Short problem -> All the data must come back unchanged, except that pictures are left out.

Data shown ->
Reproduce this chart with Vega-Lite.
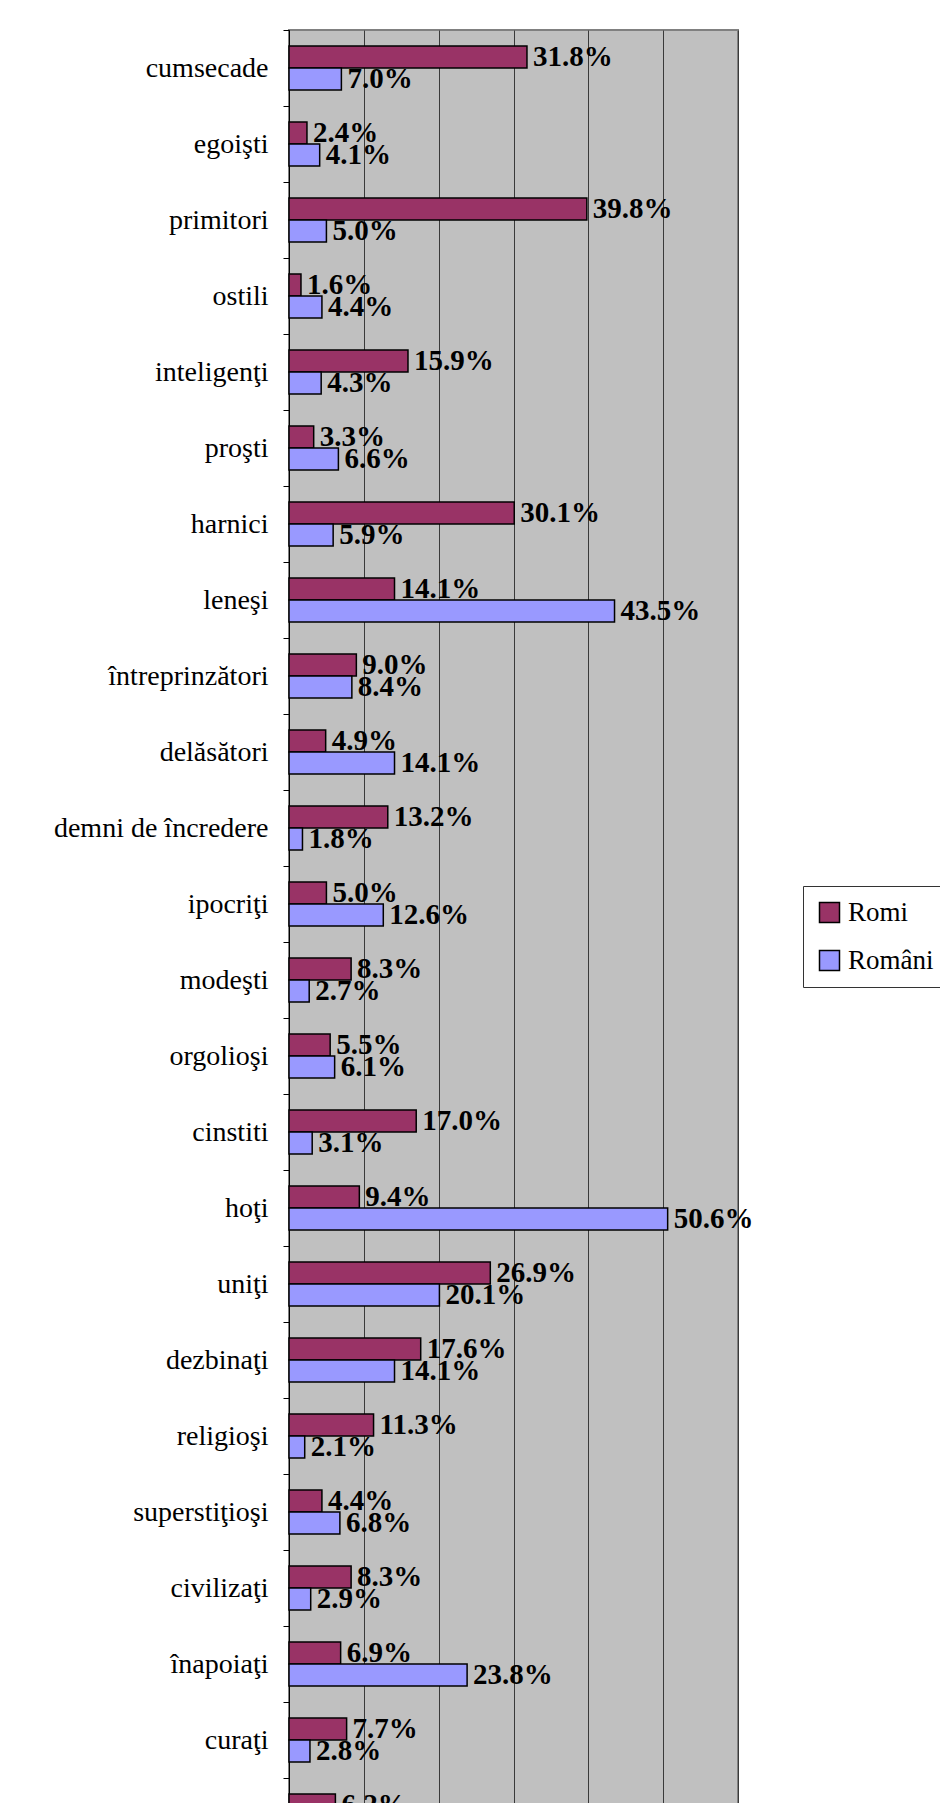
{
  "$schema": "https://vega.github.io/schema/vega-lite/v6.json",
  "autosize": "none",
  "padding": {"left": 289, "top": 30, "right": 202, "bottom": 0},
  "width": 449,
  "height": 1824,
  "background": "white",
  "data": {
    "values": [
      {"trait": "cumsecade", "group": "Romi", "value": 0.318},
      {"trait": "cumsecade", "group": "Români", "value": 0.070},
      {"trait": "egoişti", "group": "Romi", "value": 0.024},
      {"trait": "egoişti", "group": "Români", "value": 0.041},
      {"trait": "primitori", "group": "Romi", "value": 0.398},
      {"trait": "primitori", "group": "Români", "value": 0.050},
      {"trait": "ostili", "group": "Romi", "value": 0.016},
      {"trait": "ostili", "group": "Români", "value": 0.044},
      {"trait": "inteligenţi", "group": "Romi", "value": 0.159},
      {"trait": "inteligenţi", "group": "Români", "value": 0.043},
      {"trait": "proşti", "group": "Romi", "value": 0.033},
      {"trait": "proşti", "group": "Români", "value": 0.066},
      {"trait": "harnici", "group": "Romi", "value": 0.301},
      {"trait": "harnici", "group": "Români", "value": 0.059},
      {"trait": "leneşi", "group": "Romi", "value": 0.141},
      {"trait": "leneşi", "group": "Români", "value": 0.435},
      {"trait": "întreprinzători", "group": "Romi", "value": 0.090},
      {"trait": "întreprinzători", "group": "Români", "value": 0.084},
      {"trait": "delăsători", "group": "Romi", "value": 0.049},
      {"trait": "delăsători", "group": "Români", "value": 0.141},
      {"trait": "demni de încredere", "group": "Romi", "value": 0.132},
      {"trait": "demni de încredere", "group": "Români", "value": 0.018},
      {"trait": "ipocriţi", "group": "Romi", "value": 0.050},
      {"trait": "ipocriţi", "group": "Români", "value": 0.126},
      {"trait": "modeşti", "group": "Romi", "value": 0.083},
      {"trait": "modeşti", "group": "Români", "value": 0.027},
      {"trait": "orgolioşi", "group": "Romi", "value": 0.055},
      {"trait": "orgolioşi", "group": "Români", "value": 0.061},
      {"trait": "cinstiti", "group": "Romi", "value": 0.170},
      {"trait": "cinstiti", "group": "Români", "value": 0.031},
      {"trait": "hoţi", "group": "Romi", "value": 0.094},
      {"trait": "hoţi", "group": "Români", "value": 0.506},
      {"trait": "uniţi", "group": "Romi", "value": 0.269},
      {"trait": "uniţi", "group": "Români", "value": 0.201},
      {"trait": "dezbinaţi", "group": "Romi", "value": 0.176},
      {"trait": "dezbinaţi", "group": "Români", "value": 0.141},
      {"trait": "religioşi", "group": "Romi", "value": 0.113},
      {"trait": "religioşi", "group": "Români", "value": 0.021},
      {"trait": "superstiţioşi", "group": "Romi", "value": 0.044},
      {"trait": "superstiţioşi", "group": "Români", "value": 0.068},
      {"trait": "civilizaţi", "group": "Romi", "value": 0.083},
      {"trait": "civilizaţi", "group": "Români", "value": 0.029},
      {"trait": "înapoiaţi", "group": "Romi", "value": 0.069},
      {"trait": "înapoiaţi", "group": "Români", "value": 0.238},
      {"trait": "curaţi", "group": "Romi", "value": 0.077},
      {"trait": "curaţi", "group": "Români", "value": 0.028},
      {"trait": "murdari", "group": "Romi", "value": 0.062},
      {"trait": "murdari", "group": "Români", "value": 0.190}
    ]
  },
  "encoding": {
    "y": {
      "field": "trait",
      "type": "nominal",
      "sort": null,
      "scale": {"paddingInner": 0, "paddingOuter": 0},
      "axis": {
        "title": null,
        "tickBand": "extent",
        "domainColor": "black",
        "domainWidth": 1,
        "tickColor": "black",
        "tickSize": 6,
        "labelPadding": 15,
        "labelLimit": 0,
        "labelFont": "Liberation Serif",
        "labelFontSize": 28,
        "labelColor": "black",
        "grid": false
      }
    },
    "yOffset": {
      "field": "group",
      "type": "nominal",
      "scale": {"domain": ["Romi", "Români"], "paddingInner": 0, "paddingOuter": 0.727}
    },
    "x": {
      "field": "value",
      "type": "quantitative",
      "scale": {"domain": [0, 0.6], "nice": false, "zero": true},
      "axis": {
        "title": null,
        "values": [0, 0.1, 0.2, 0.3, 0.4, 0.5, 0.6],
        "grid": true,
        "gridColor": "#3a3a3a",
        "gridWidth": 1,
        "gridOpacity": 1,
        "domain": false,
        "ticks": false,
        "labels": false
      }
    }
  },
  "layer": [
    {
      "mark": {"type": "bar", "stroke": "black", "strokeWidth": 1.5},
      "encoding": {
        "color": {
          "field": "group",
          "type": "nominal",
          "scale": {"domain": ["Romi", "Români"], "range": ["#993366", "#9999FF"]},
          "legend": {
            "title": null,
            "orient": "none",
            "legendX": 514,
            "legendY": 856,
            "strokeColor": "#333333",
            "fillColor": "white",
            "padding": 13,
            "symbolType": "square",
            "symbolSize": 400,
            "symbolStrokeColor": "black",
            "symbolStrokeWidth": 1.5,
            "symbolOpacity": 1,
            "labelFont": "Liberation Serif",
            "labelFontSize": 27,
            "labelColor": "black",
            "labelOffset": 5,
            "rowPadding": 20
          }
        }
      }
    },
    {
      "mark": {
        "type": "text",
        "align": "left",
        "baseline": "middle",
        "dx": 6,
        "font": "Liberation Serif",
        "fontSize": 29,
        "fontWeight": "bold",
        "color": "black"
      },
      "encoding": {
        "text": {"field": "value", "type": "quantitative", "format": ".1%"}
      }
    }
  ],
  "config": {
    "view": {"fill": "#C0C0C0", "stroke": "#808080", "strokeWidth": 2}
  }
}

Output of the exercise ->
Reproduce this chart with Vega-Lite.
{
  "$schema": "https://vega.github.io/schema/vega-lite/v6.json",
  "autosize": "none",
  "padding": {"left": 289, "top": 30, "right": 202, "bottom": 0},
  "width": 449,
  "height": 1824,
  "background": "white",
  "data": {
    "values": [
      {"trait": "cumsecade", "group": "Romi", "value": 0.318},
      {"trait": "cumsecade", "group": "Români", "value": 0.070},
      {"trait": "egoişti", "group": "Romi", "value": 0.024},
      {"trait": "egoişti", "group": "Români", "value": 0.041},
      {"trait": "primitori", "group": "Romi", "value": 0.398},
      {"trait": "primitori", "group": "Români", "value": 0.050},
      {"trait": "ostili", "group": "Romi", "value": 0.016},
      {"trait": "ostili", "group": "Români", "value": 0.044},
      {"trait": "inteligenţi", "group": "Romi", "value": 0.159},
      {"trait": "inteligenţi", "group": "Români", "value": 0.043},
      {"trait": "proşti", "group": "Romi", "value": 0.033},
      {"trait": "proşti", "group": "Români", "value": 0.066},
      {"trait": "harnici", "group": "Romi", "value": 0.301},
      {"trait": "harnici", "group": "Români", "value": 0.059},
      {"trait": "leneşi", "group": "Romi", "value": 0.141},
      {"trait": "leneşi", "group": "Români", "value": 0.435},
      {"trait": "întreprinzători", "group": "Romi", "value": 0.090},
      {"trait": "întreprinzători", "group": "Români", "value": 0.084},
      {"trait": "delăsători", "group": "Romi", "value": 0.049},
      {"trait": "delăsători", "group": "Români", "value": 0.141},
      {"trait": "demni de încredere", "group": "Romi", "value": 0.132},
      {"trait": "demni de încredere", "group": "Români", "value": 0.018},
      {"trait": "ipocriţi", "group": "Romi", "value": 0.050},
      {"trait": "ipocriţi", "group": "Români", "value": 0.126},
      {"trait": "modeşti", "group": "Romi", "value": 0.083},
      {"trait": "modeşti", "group": "Români", "value": 0.027},
      {"trait": "orgolioşi", "group": "Romi", "value": 0.055},
      {"trait": "orgolioşi", "group": "Români", "value": 0.061},
      {"trait": "cinstiti", "group": "Romi", "value": 0.170},
      {"trait": "cinstiti", "group": "Români", "value": 0.031},
      {"trait": "hoţi", "group": "Romi", "value": 0.094},
      {"trait": "hoţi", "group": "Români", "value": 0.506},
      {"trait": "uniţi", "group": "Romi", "value": 0.269},
      {"trait": "uniţi", "group": "Români", "value": 0.201},
      {"trait": "dezbinaţi", "group": "Romi", "value": 0.176},
      {"trait": "dezbinaţi", "group": "Români", "value": 0.141},
      {"trait": "religioşi", "group": "Romi", "value": 0.113},
      {"trait": "religioşi", "group": "Români", "value": 0.021},
      {"trait": "superstiţioşi", "group": "Romi", "value": 0.044},
      {"trait": "superstiţioşi", "group": "Români", "value": 0.068},
      {"trait": "civilizaţi", "group": "Romi", "value": 0.083},
      {"trait": "civilizaţi", "group": "Români", "value": 0.029},
      {"trait": "înapoiaţi", "group": "Romi", "value": 0.069},
      {"trait": "înapoiaţi", "group": "Români", "value": 0.238},
      {"trait": "curaţi", "group": "Romi", "value": 0.077},
      {"trait": "curaţi", "group": "Români", "value": 0.028},
      {"trait": "murdari", "group": "Romi", "value": 0.062},
      {"trait": "murdari", "group": "Români", "value": 0.190}
    ]
  },
  "encoding": {
    "y": {
      "field": "trait",
      "type": "nominal",
      "sort": null,
      "scale": {"paddingInner": 0, "paddingOuter": 0},
      "axis": {
        "title": null,
        "tickBand": "extent",
        "domainColor": "black",
        "domainWidth": 1,
        "tickColor": "black",
        "tickSize": 6,
        "labelPadding": 15,
        "labelLimit": 0,
        "labelFont": "Liberation Serif",
        "labelFontSize": 28,
        "labelColor": "black",
        "grid": false
      }
    },
    "yOffset": {
      "field": "group",
      "type": "nominal",
      "scale": {"domain": ["Romi", "Români"], "paddingInner": 0, "paddingOuter": 0.727}
    },
    "x": {
      "field": "value",
      "type": "quantitative",
      "scale": {"domain": [0, 0.6], "nice": false, "zero": true},
      "axis": {
        "title": null,
        "values": [0, 0.1, 0.2, 0.3, 0.4, 0.5, 0.6],
        "grid": true,
        "gridColor": "#3a3a3a",
        "gridWidth": 1,
        "gridOpacity": 1,
        "domain": false,
        "ticks": false,
        "labels": false
      }
    }
  },
  "layer": [
    {
      "mark": {"type": "bar", "stroke": "black", "strokeWidth": 1.5},
      "encoding": {
        "color": {
          "field": "group",
          "type": "nominal",
          "scale": {"domain": ["Romi", "Români"], "range": ["#993366", "#9999FF"]},
          "legend": {
            "title": null,
            "orient": "none",
            "legendX": 514,
            "legendY": 856,
            "strokeColor": "#333333",
            "fillColor": "white",
            "padding": 13,
            "symbolType": "square",
            "symbolSize": 400,
            "symbolStrokeColor": "black",
            "symbolStrokeWidth": 1.5,
            "symbolOpacity": 1,
            "labelFont": "Liberation Serif",
            "labelFontSize": 27,
            "labelColor": "black",
            "labelOffset": 5,
            "rowPadding": 20
          }
        }
      }
    },
    {
      "mark": {
        "type": "text",
        "align": "left",
        "baseline": "middle",
        "dx": 6,
        "font": "Liberation Serif",
        "fontSize": 29,
        "fontWeight": "bold",
        "color": "black"
      },
      "encoding": {
        "text": {"field": "value", "type": "quantitative", "format": ".1%"}
      }
    }
  ],
  "config": {
    "view": {"fill": "#C0C0C0", "stroke": "#808080", "strokeWidth": 2}
  }
}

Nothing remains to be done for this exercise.